AmerenUE's Interruptible Rate: A History
In 1999, AmerenUE filed a stipulation and agreement (Case No. EO-96-15) that provided for the elimination of AmerenUE's Interruptible Power Rate (10M), among other things. It also provided that AmerenUE would implement a new tariff, the Voluntary Curtailment Rider. In 2000, a group of AmerenUE's industrial customers filed a pleading requesting that the commission open a case to investigate the establishment of an additional alternative rate option for AmerenUE's interruptible customers. The commission staff and AmerenUE filed pleadings opposing the application. The commission denied the industrial customers' pleading. At the time the rate was terminated, AmerenUE had four Missouri customers utilizing the rate. The four customers had a total nonfirm load of 47MW.
AmerenUE's and the commission staff's main objection to the 10M interruptible rate was the cost. Savings for customers on 10M amounted to $5/Kw-mo. At the time of the case, the average interruptible credit paid by other utilities in Missouri was $2.01/Kw-mo. By offering the Voluntary Curtailment Rider, AmerenUE was able to maintain much of the reliability benefit realized from the 10M rate.
The concept of the Voluntary Curtailment Rider is to provide customers the means to reduce their energy costs by bidding their ability to change their electricity demand characteristics. The generic name for this type of offering is demand bidding. The demand bidding approach offers customers a proactive role in energy markets and provides a greater ability to affect the price of electricity. Customers are offered price signals to reduce demand in return for a share of the benefits derived from that reduction. The result is that customers have the ability to trade their demand response capability and still have flexibility.

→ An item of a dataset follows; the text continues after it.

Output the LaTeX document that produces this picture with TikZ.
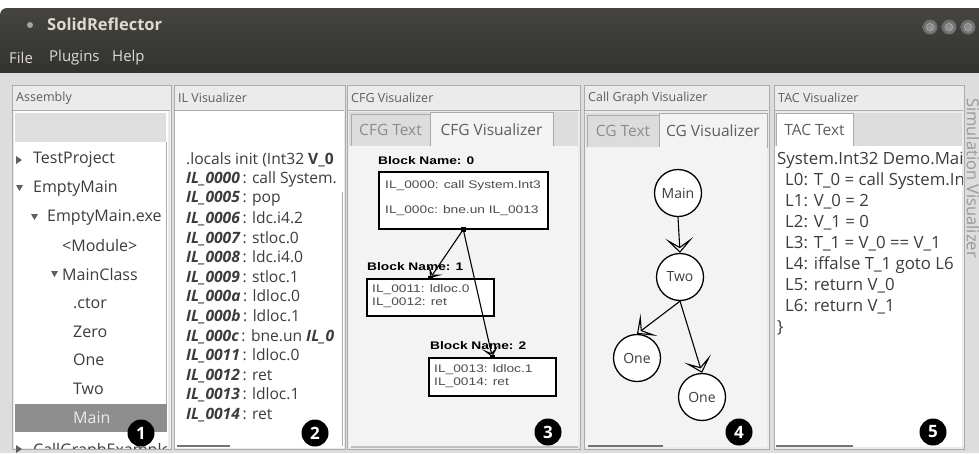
\documentclass[tikz,border=0pt]{standalone}
\usepackage{fontspec}
\setmainfont{Open Sans}
\newfontfamily\arialf{Liberation Sans}
\usetikzlibrary{arrows.meta}
\definecolor{barA}{HTML}{45443F}
\definecolor{barB}{HTML}{2C2C2A}
\definecolor{winbg}{HTML}{DDDDDD}
\definecolor{hdr}{HTML}{EBEBEB}
\definecolor{frame}{HTML}{ABABAB}
\definecolor{tabg}{HTML}{DCDCDC}
\definecolor{pane}{HTML}{F3F3F3}
\definecolor{txt}{HTML}{3C3C3C}
\definecolor{lbl}{HTML}{5E5E5E}
\definecolor{selbar}{HTML}{8E8E8E}
\definecolor{menutxt}{HTML}{DDDAD2}
\newcommand{\wx}[1]{\scalebox{1.25}[1]{#1}}
\newcommand{\ilab}[1]{{\bfseries\itshape #1}}
\begin{document}
\begin{tikzpicture}[x=1pt,y=-1pt,
  hdrtxt/.style={anchor=west,inner sep=0,text=lbl,font=\fontsize{12.5}{14}\selectfont},
  treetxt/.style={anchor=west,inner sep=0,text=txt,font=\fontsize{16}{18}\selectfont},
  iltxt/.style={anchor=west,inner sep=0,text=txt,font=\fontsize{15.6}{17}\selectfont},
  tactxt/.style={anchor=west,inner sep=0,text=txt,font=\fontsize{16.8}{18}\selectfont},
  tabtxt/.style={inner sep=0,font=\fontsize{15.5}{17}\selectfont},
  badge/.style={circle,fill=black,text=white,minimum size=27pt,inner sep=0,font=\bfseries\fontsize{17}{17}\selectfont},
  blk/.style={anchor=west,inner sep=0,font=\arialf\bfseries\fontsize{11}{12}\selectfont},
  blkbox/.style={draw=black,line width=1.5pt,fill=white,anchor=north west,inner sep=0},
  blktxt/.style={anchor=west,inner sep=0,text=black!70,font=\arialf\fontsize{11}{12}\selectfont},
  sq/.style={fill=black,minimum size=4.5pt,inner sep=0},
  cfgarrow/.style={line width=1.1pt,-{Stealth[open,length=10pt,width=17pt,inset=6pt]}},
  cgnode/.style={circle,draw=black,line width=1.3pt,fill=white,minimum size=47pt,inner sep=0,font=\fontsize{14}{15}\selectfont,text=txt},
  cgarrow/.style={line width=1.1pt,-{Stealth[open,length=15pt,width=28pt,inset=9pt]}},
  tri/.style={fill=lbl},
  thumb/.style={line width=2pt,draw=black!55},
  panel/.style={draw=frame,fill=hdr,line width=0.8pt},
]
\useasboundingbox (0,0) rectangle (979,453);
\fill[white] (0,0) rectangle (979,453);
% title bar
\shade[top color=barA,bottom color=barB,rounded corners=7pt] (0,8) rectangle (995,95);
\fill[winbg] (0,73) rectangle (979,453);
\fill[black!35] (30,25) circle (3);
\node[anchor=west,inner sep=0,text=menutxt,font=\bfseries\fontsize{16.5}{18}\selectfont] (title) at (47,24) {SolidReflector};
\node[anchor=west,inner sep=0,text=menutxt,font=\fontsize{15}{17}\selectfont] (mfile) at (9,58) {File};
\node[anchor=west,inner sep=0,text=menutxt,font=\fontsize{15}{17}\selectfont] (mplug) at (49,58) {Plugins};
\node[anchor=west,inner sep=0,text=menutxt,font=\fontsize{15}{17}\selectfont] (mhelp) at (112,58) {Help};
\foreach \cx in {930,949,968}{
  \shade[inner color=black!40,outer color=black!60] (\cx,27) circle (7.5);
  \draw[black!30,line width=0.6pt] (\cx,27) circle (3.5);
}
% ---------------- panel 1: Assembly
\draw[panel] (12,85) rectangle (171,449);
\draw[frame] (13,110) -- (170,110);
\node[hdrtxt] (h1) at (16,98) {Assembly};
\fill[white] (14,111) rectangle (168,448);
\fill[black!13] (15,113) rectangle (166,142);
\draw[frame,line width=0.8pt] (166,142) -- (166,404);
\fill[selbar] (15,404) rectangle (167,432);
\fill[tri] (16,156) -- (22,160) -- (16,164) -- cycle;
\fill[tri] (16,185) -- (23,185) -- (19.5,191) -- cycle;
\fill[tri] (31,214) -- (38,214) -- (34.5,220) -- cycle;
\fill[tri] (51,271) -- (58,271) -- (54.5,277) -- cycle;
\fill[tri] (16,445) -- (22,449) -- (16,453) -- cycle;
\begin{scope}
\clip (14,111) rectangle (166,448);
\node[treetxt] (t1) at (33,160) {TestProject};
\node[treetxt] (t2) at (33,188.6) {EmptyMain};
\node[treetxt] (t3) at (47,217.2) {EmptyMain.exe};
\node[treetxt] (t4) at (62,245.8) {<Module>};
\node[treetxt] (t5) at (62,274.4) {MainClass};
\node[treetxt] (t6) at (73,303) {.ctor};
\node[treetxt] (t7) at (73,331.6) {Zero};
\node[treetxt] (t8) at (73,360.2) {One};
\node[treetxt] (t9) at (73,388.8) {Two};
\node[treetxt,text=black!8] (t10) at (73,417.4) {Main};
\node[treetxt] (t11) at (33,451) {CallGraphExample};
\end{scope}
% ---------------- panel 2: IL Visualizer
\draw[panel] (174,85) rectangle (345,449);
\draw[frame] (175,110) -- (344,110);
\node[hdrtxt] (h2) at (178,98) {IL Visualizer};
\fill[white] (175,111) rectangle (344,448);
\draw[frame,line width=0.8pt] (342,192) -- (342,446);
\draw[thumb] (177,446) -- (230,446);
\begin{scope}
\clip (175,111) rectangle (344,448);
\node[iltxt] (l0) at (186,160) {.locals init (Int32 \textbf{V\_0}};
\node[iltxt] (l1) at (186,179.6) {\ilab{IL\_0000}\,: call System.};
\node[iltxt] (l2) at (186,199.2) {\ilab{IL\_0005}\,: pop};
\node[iltxt] (l3) at (186,218.8) {\ilab{IL\_0006}\,: ldc.i4.2};
\node[iltxt] (l4) at (186,238.4) {\ilab{IL\_0007}\,: stloc.0};
\node[iltxt] (l5) at (186,258) {\ilab{IL\_0008}\,: ldc.i4.0};
\node[iltxt] (l6) at (186,277.6) {\ilab{IL\_0009}\,: stloc.1};
\node[iltxt] (l7) at (186,297.2) {\ilab{IL\_000a}\,: ldloc.0};
\node[iltxt] (l8) at (186,316.8) {\ilab{IL\_000b}\,: ldloc.1};
\node[iltxt] (l9) at (186,336.4) {\ilab{IL\_000c}\,: bne.un \ilab{IL\_0}};
\node[iltxt] (l10) at (186,356) {\ilab{IL\_0011}\,: ldloc.0};
\node[iltxt] (l11) at (186,375.6) {\ilab{IL\_0012}\,: ret};
\node[iltxt] (l12) at (186,395.2) {\ilab{IL\_0013}\,: ldloc.1};
\node[iltxt] (l13) at (186,414.8) {\ilab{IL\_0014}\,: ret};
\end{scope}
% ---------------- panel 3: CFG Visualizer
\draw[panel] (347,85) rectangle (580,449);
\draw[frame] (348,110) -- (579,110);
\node[hdrtxt] (h3) at (351,98) {CFG Visualizer};
\fill[tabg] (349,112) rectangle (578,146);
\draw[frame,fill=tabg] (351,114) rectangle (430,146);
\node[tabtxt,text=black!45] (tab3a) at (390.5,130) {CFG Text};
\draw[frame,fill=pane] (430,112) rectangle (553,146);
\node[tabtxt,text=lbl] (tab3b) at (491.5,130) {CFG Visualizer};
\fill[pane] (349,146) rectangle (578,447);
\draw[thumb,draw=black!25] (351,447) -- (578,447);
\node[blk] (bl0) at (378,161) {\wx{Block Name: 0}};
\node[blkbox,minimum width=169pt,minimum height=57pt] (b0) at (378,171) {};
\node[blktxt] (b0a) at (385,186) {\wx{IL\_0000: call System.Int3}};
\node[blktxt] (b0b) at (385,211) {\wx{IL\_000c: bne.un IL\_0013}};
\node[blk] (bl1) at (367,267) {\wx{Block Name: 1}};
\node[blkbox,minimum width=127pt,minimum height=37pt] (b1) at (366,278) {};
\node[blktxt] (b1a) at (372,290) {\wx{IL\_0011: ldloc.0}};
\node[blktxt] (b1b) at (372,303) {\wx{IL\_0012: ret}};
\node[blk] (bl2) at (430,346) {\wx{Block Name: 2}};
\node[blkbox,minimum width=127pt,minimum height=38pt] (b2) at (428,357) {};
\node[blktxt] (b2a) at (434,370) {\wx{IL\_0013: ldloc.1}};
\node[blktxt] (b2b) at (434,383) {\wx{IL\_0014: ret}};
\node[sq] (s0) at (b0.south) {};
\node[sq] (s1) at (b1.north) {};
\node[sq] (s2) at (b2.north) {};
\draw[cfgarrow] (s0.center) -- (s1.center);
\draw[cfgarrow] (s0.center) -- (s2.center);
% ---------------- panel 4: Call Graph Visualizer
\draw[panel] (584,85) rectangle (769,449);
\draw[frame] (585,110) -- (768,110);
\node[hdrtxt] (h4) at (588,98) {Call Graph Visualizer};
\fill[tabg] (586,113) rectangle (767,147);
\draw[frame,fill=tabg] (587,115) rectangle (659,147);
\node[tabtxt,text=black!45] (tab4a) at (623,131) {CG Text};
\draw[frame,fill=pane] (659,113) rectangle (767,147);
\node[tabtxt,text=lbl] (tab4b) at (713,131) {CG Visualizer};
\fill[pane] (586,147) rectangle (767,447);
\draw[thumb] (588,446) -- (663,446);
\node[cgnode] (main) at (678,193) {Main};
\node[cgnode] (two) at (680,277) {Two};
\node[cgnode] (one1) at (637,358) {One};
\node[cgnode] (one2) at (702,397) {One};
\draw[cgarrow] (main.south) -- (two.north);
\draw[cgarrow] (two.south) -- (one1.north);
\draw[cgarrow] (two.south) -- (one2.north);
% ---------------- panel 5: TAC Visualizer
\draw[panel] (774,85) rectangle (964,449);
\draw[frame] (775,110) -- (963,110);
\node[hdrtxt] (h5) at (778,98) {TAC Visualizer};
\fill[tabg] (775,113) rectangle (962,146);
\draw[frame,fill=white] (776,113) rectangle (853,146);
\node[tabtxt,text=lbl] (tab5a) at (814.5,130) {TAC Text};
\fill[white] (775,146) rectangle (962,447);
\draw[thumb] (776,446) -- (853,446);
\begin{scope}
\clip (775,146) rectangle (962,447);
\node[tactxt] (c0) at (777,160) {System.Int32 Demo.Main};
\node[tactxt] (c1) at (785,181) {L0: T\_0 = call System.Int};
\node[tactxt] (c2) at (785,202) {L1: V\_0 = 2};
\node[tactxt] (c3) at (785,223) {L2: V\_1 = 0};
\node[tactxt] (c4) at (785,244) {L3: T\_1 = V\_0 == V\_1};
\node[tactxt] (c5) at (785,265) {L4: iffalse T\_1 goto L6};
\node[tactxt] (c6) at (785,286) {L5: return V\_0};
\node[tactxt] (c7) at (785,307) {L6: return V\_1};
\node[tactxt] (c8) at (777,328) {\}};
\end{scope}
% right vertical tab
\node[anchor=west,inner sep=0,rotate=-90,text=black!40,font=\fontsize{16.5}{18}\selectfont] (sim) at (973,98) {Simulation Visualizer};
% badges
\node[badge] (n1) at (141,433) {1};
\node[badge] (n2) at (315,433) {2};
\node[badge] (n3) at (548,432) {3};
\node[badge] (n4) at (739,432) {4};
\node[badge] (n5) at (933,432) {5};
\end{tikzpicture}
\end{document}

Another market based approach is real-time pricing (RTP). In May of 2000, a Retail Services Report article noted that "NERC suggest many users may be willing to absorb more price uncertainty, and even more supply uncertainty, in exchange for lower overall rates." A two-part RTP rate allows a portion of customers' load to be protected from price volatility while offering customers the opportunity to save money. In a two-part RTP rate, customers are refunded/charged at markets prices for deviations to their baseline.
A drawback to the market approach is that depressed energy markets result in fewer opportunities for reducing demand while a regulated utility may be adding supply-side capacity to meet its resource needs. If designed and priced appropriately, an interruptible rate could reduce the amount of new supply-side resources needed and move interruptible resources from one of the last resources in the dispatch stack to a fully competitive alternative to supply. Along with demand bidding and real-time pricing, the proposed method has a "pay for performance" component. -M.W.